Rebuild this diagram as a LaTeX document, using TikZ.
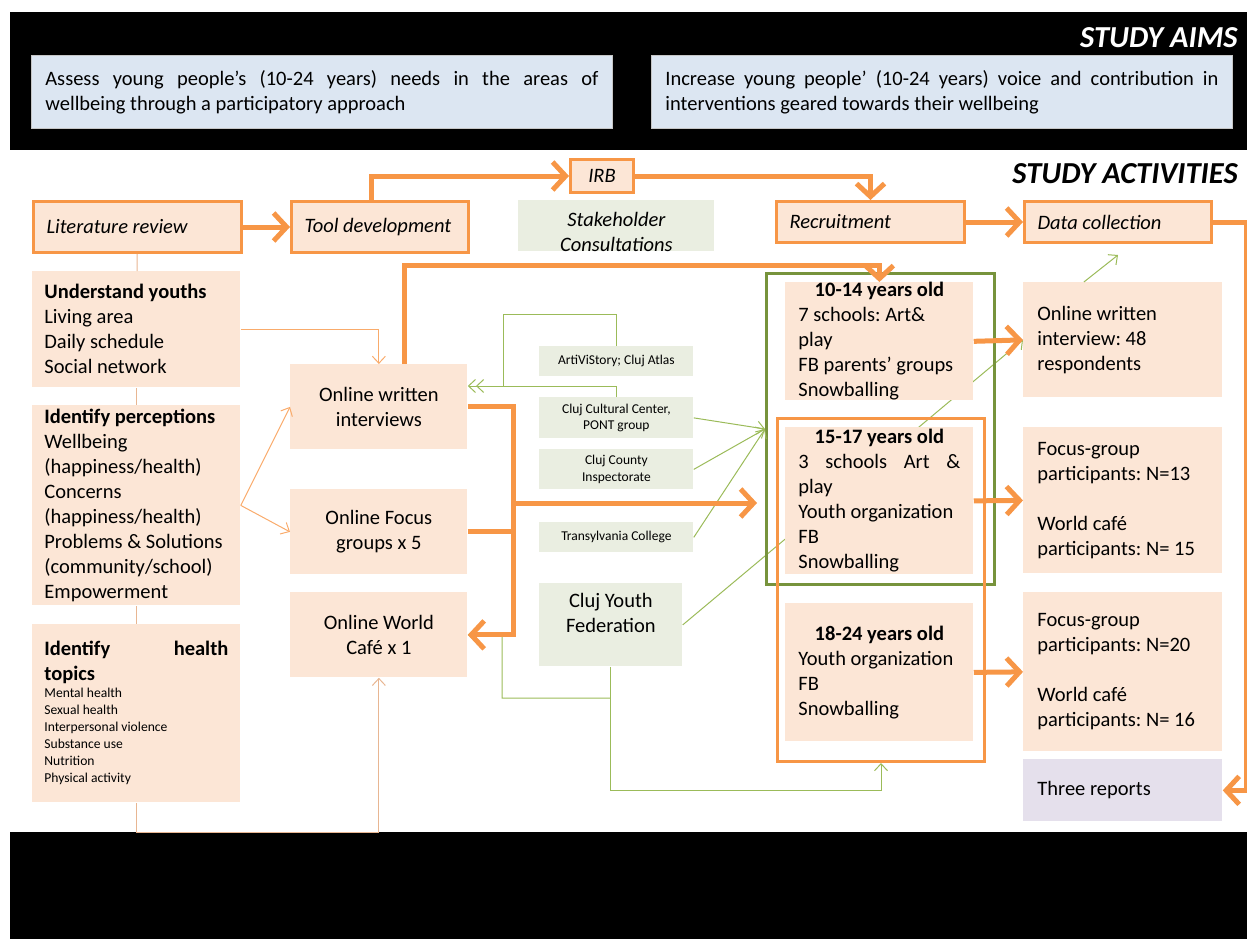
\documentclass[tikz,border=0pt]{standalone}
\usepackage{fontspec}
\setmainfont{Carlito}
\usetikzlibrary{arrows.meta}

\definecolor{peach}{RGB}{252,230,214}
\definecolor{orangeA}{RGB}{247,150,70}
\definecolor{tanline}{RGB}{232,182,146}
\definecolor{greenA}{RGB}{155,187,89}
\definecolor{greenB}{RGB}{119,147,60}
\definecolor{stakefill}{RGB}{234,238,225}
\definecolor{aimfill}{RGB}{220,230,242}
\definecolor{lavender}{RGB}{229,224,236}

\pgfdeclarelayer{back}
\pgfsetlayers{back,main}

\frenchspacing
\newcommand{\bodyfont}{\fontsize{20.5}{25}\selectfont}
\newcommand{\smallfont}{\fontsize{13.5}{16.5}\selectfont}
\newcommand{\listfont}{\fontsize{13.6}{17}\selectfont}
\newcommand{\titlefont}{\fontsize{30.5}{36}\selectfont\bfseries\itshape}
\newcommand{\fullline}[1]{\leavevmode\hbox to \linewidth{\spaceskip=\fontdimen2\font plus 1fil\xspaceskip=\spaceskip\relax #1}}
\newcommand{\midline}[1]{\makebox[\linewidth]{#1}}

\tikzset{every picture/.style={line width=0.75pt}}
\tikzset{
  pbox/.style={anchor=north west, fill=peach, inner xsep=13pt, inner ysep=0pt, align=flush left, font=\bodyfont},
  midbox/.style={pbox, align=center, minimum width=177pt, minimum height=85pt},
  stepbox/.style={pbox, draw=orangeA, line width=3pt, font=\bodyfont\itshape},
  sbox/.style={anchor=north west, fill=stakefill, inner sep=0pt, align=center, font=\smallfont, minimum width=154pt},
  aimbox/.style={anchor=north west, fill=aimfill, draw=gray!45, inner xsep=14pt, text width=553pt, minimum height=73pt, align=flush left, font=\bodyfont},
  frame/.style={anchor=north west, inner sep=0pt, line width=3pt},
  bigarrow/.style={draw=orangeA, line width=5pt, -{Straight Barb[length=13pt,width=28pt]}},
  bigline/.style={draw=orangeA, line width=5pt},
  thinarrow/.style={draw=orangeA!80, line width=1pt, -{Straight Barb[length=7pt,width=13pt]}},
  linkline/.style={draw=tanline, line width=1pt},
  garrow/.style={draw=greenA, line width=1pt, -{Straight Barb[length=7pt,width=13pt]}},
  gline/.style={draw=greenA, line width=1pt}
}

\begin{document}
\begin{tikzpicture}[x=1pt,y=1pt,yscale=-1,xscale=1]
\useasboundingbox (0,0) rectangle (1247,939);

%Shape: black bands
\fill [black] (10,12) rectangle (1247,150);
\fill [black] (10,832) rectangle (1247,939);

% Titles
\node [anchor=base east, inner sep=0pt, text=white, font=\titlefont] (aimtitle) at (1238,48) {STUDY AIMS};
\node [anchor=base east, inner sep=0pt, font=\titlefont] (acttitle) at (1238,183) {STUDY ACTIVITIES};

% Aims
\node [aimbox] (aimA) at (31,55) {\fullline{Assess young people’s (10-24 years) needs in the areas of}\\wellbeing through a participatory approach};
\node [aimbox] (aimB) at (651,55) {\fullline{Increase young people’ (10-24 years) voice and contribution in}\\interventions geared towards their wellbeing};

% Steps
\node [stepbox, text width=182pt, minimum height=51pt] (litrev) at (32,200) {Literature review};
\node [stepbox, text width=151pt, minimum height=51pt] (tooldev) at (290,200) {Tool development};
\node [stepbox, align=center, inner xsep=0pt, minimum width=63pt, minimum height=33pt] (irb) at (569,158) {IRB};
\node [sbox, font=\bodyfont\itshape, inner ysep=-3pt, minimum width=196pt, minimum height=51pt] (stake) at (518,200) {\rule{0pt}{27pt}Stakeholder\\Consultations};
\node [stepbox, text width=162pt, minimum height=41pt] (recruit) at (775,200) {Recruitment};
\node [stepbox, text width=161pt, minimum height=41pt] (datacol) at (1023,200) {Data collection};

% Literature topics
\node [pbox, inner xsep=12pt, text width=184pt, minimum height=116pt] (youths) at (32,271) {\textbf{Understand youths}\\Living area\\Daily schedule\\Social network};
\node [pbox, inner xsep=12pt, text width=184pt, minimum height=200pt] (percep) at (32,405) {\textbf{Identify perceptions}\\Wellbeing\\(happiness/health)\\Concerns\\(happiness/health)\\Problems \& Solutions\\(community/school)\\Empowerment};
\node [pbox, inner xsep=12pt, text width=184pt, minimum height=178pt] (health) at (32,624) {\textbf{\fullline{Identify health}\\topics}\par{\listfont Mental health\\Sexual health\\Interpersonal violence\\Substance use\\Nutrition\\Physical activity\par}};

% Tools
\node [midbox] (written) at (290,364) {Online written\\interviews};
\node [midbox] (focus) at (290,489) {Online Focus\\groups x 5};
\node [midbox] (cafe) at (290,592) {Online World\\Café x 1};

% Stakeholders
\node [sbox, minimum height=30pt] (arti) at (539,346) {ArtiViStory; Cluj Atlas};
\node [sbox, minimum height=41pt] (cultural) at (539,397) {Cluj Cultural Center,\\PONT group};
\node [sbox, minimum height=40pt] (county) at (539,449) {Cluj County\\Inspectorate};
\node [sbox, minimum height=30pt] (transy) at (539,522) {Transylvania College};
\node [sbox, font=\bodyfont, minimum width=143pt, minimum height=83pt] (youthfed) at (539,583) {Cluj Youth\\Federation\rule[-23pt]{0pt}{0pt}};

% Age groups
\node [pbox, text width=162pt, minimum height=116pt] (age1014) at (785,282) {\midline{\textbf{10-14 years old}}\\7 schools: Art\&\\play\\FB parents’ groups\\Snowballing};
\node [pbox, text width=162pt, minimum height=147pt] (age1517) at (785,427) {\midline{\textbf{15-17 years old}}\\\fullline{3 schools Art \&}\\play\\Youth organization\\FB\\Snowballing};
\node [pbox, text width=162pt, minimum height=138pt] (age1824) at (785,603) {\midline{\textbf{18-24 years old}}\\Youth organization\\FB\\Snowballing};

% Results
\node [pbox, inner xsep=14pt, text width=171pt, minimum height=115pt] (res48) at (1023,282) {Online written\\interview: 48\\respondents};
\node [pbox, inner xsep=14pt, text width=171pt, minimum height=146pt] (res13) at (1023,427) {Focus-group\\participants: N=13\\[25pt]World café\\participants: N= 15};
\node [pbox, inner xsep=14pt, text width=171pt, minimum height=159pt] (res20) at (1023,592) {Focus-group\\participants: N=20\\[25pt]World café\\participants: N= 16};
\node [pbox, fill=lavender, inner xsep=14pt, text width=171pt, minimum height=62pt] (reports) at (1023,759) {Three reports};

% Frames
\node [frame, draw=greenB, minimum width=228pt, minimum height=311pt] (gfr) at (765,272) {};
\node [frame, draw=orangeA, minimum width=207pt, minimum height=343pt] (ofr) at (776,417) {};

\coordinate (hub) at (513,503);
\coordinate (bigtip) at (757,503);
\coordinate (gjoin) at (503,386);
\coordinate (gtop) at (503,314);
\coordinate (fedsplit) at (610.5,698);
\coordinate (cafeturn) at (502,634.5);

% behind the boxes
\begin{pgfonlayer}{back}
\draw [garrow] (youthfed.east) -- (res48.west);
\end{pgfonlayer}

% Links
\draw [linkline] (litrev) -- (youths);
\draw [linkline] (youths) -- (percep);
\draw [linkline] (percep) -- (health);
\draw [thinarrow, draw=tanline] (health.south) -- ++(0,30) -| (cafe.south);
\draw [thinarrow] (youths.east) -| (written.north);
\draw [thinarrow] (percep.east) -- (written.west);
\draw [thinarrow] (percep.east) -- (focus.west);

\draw [gline] (arti.north) |- (gtop) -- (gjoin);
\draw [gline] (cultural.north) |- (gjoin);
\draw [draw=greenA, line width=1pt, -{Straight Barb[length=7pt,width=13pt] Straight Barb[length=7pt,width=13pt]}] (gjoin) -- (gjoin -| written.east);
\draw [garrow] (cultural.east) -- (gfr.west);
\draw [garrow] (county.east) -- (gfr.west);
\draw [garrow] (transy.east) -- (gfr.west);
\draw [garrow] (youthfed.south) -- ++(0,124) -| (ofr.south);
\draw [garrow] (fedsplit) -| (cafeturn) -- (cafe.east);
\draw [garrow] ([xshift=-39pt]res48.north) -- ([yshift=11pt]datacol.south);

% Main flow
\draw [bigarrow] (litrev) -- (tooldev);
\draw [bigarrow] ([xshift=-9pt]tooldev.north) |- (irb.west);
\draw [bigarrow] (irb.east) -| (recruit.north);
\draw [bigarrow] (recruit) -- (datacol);
\draw [bigarrow] (datacol.east) -- ++(33,0) |- (reports.east);
\draw [bigarrow] ([xshift=26pt]written.north) -- ++(0,-99) -| (age1014.north);
\draw [bigarrow] (written.east) -- ++(46,0) |- (cafe.east);
\draw [bigline] (focus.east) -- (focus.east -| hub);
\draw [bigarrow] (hub) -- (bigtip);
\draw [bigarrow] (age1014.east) -- (res48.west);
\draw [bigarrow] (age1517.east) -- (res13.west);
\draw [bigarrow] (age1824.east) -- (res20.west);

\end{tikzpicture}
\end{document}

----------------------------------------

[Your task]: Repeat only the lines between the start of the data and the line with "(0,0) rectangle (1247,939);", including those two lines, and skip the pictures.

[Complete output]:
Rebuild this diagram as a LaTeX document, using TikZ.
\documentclass[tikz,border=0pt]{standalone}
\usepackage{fontspec}
\setmainfont{Carlito}
\usetikzlibrary{arrows.meta}

\definecolor{peach}{RGB}{252,230,214}
\definecolor{orangeA}{RGB}{247,150,70}
\definecolor{tanline}{RGB}{232,182,146}
\definecolor{greenA}{RGB}{155,187,89}
\definecolor{greenB}{RGB}{119,147,60}
\definecolor{stakefill}{RGB}{234,238,225}
\definecolor{aimfill}{RGB}{220,230,242}
\definecolor{lavender}{RGB}{229,224,236}

\pgfdeclarelayer{back}
\pgfsetlayers{back,main}

\frenchspacing
\newcommand{\bodyfont}{\fontsize{20.5}{25}\selectfont}
\newcommand{\smallfont}{\fontsize{13.5}{16.5}\selectfont}
\newcommand{\listfont}{\fontsize{13.6}{17}\selectfont}
\newcommand{\titlefont}{\fontsize{30.5}{36}\selectfont\bfseries\itshape}
\newcommand{\fullline}[1]{\leavevmode\hbox to \linewidth{\spaceskip=\fontdimen2\font plus 1fil\xspaceskip=\spaceskip\relax #1}}
\newcommand{\midline}[1]{\makebox[\linewidth]{#1}}

\tikzset{every picture/.style={line width=0.75pt}}
\tikzset{
  pbox/.style={anchor=north west, fill=peach, inner xsep=13pt, inner ysep=0pt, align=flush left, font=\bodyfont},
  midbox/.style={pbox, align=center, minimum width=177pt, minimum height=85pt},
  stepbox/.style={pbox, draw=orangeA, line width=3pt, font=\bodyfont\itshape},
  sbox/.style={anchor=north west, fill=stakefill, inner sep=0pt, align=center, font=\smallfont, minimum width=154pt},
  aimbox/.style={anchor=north west, fill=aimfill, draw=gray!45, inner xsep=14pt, text width=553pt, minimum height=73pt, align=flush left, font=\bodyfont},
  frame/.style={anchor=north west, inner sep=0pt, line width=3pt},
  bigarrow/.style={draw=orangeA, line width=5pt, -{Straight Barb[length=13pt,width=28pt]}},
  bigline/.style={draw=orangeA, line width=5pt},
  thinarrow/.style={draw=orangeA!80, line width=1pt, -{Straight Barb[length=7pt,width=13pt]}},
  linkline/.style={draw=tanline, line width=1pt},
  garrow/.style={draw=greenA, line width=1pt, -{Straight Barb[length=7pt,width=13pt]}},
  gline/.style={draw=greenA, line width=1pt}
}

\begin{document}
\begin{tikzpicture}[x=1pt,y=1pt,yscale=-1,xscale=1]
\useasboundingbox (0,0) rectangle (1247,939);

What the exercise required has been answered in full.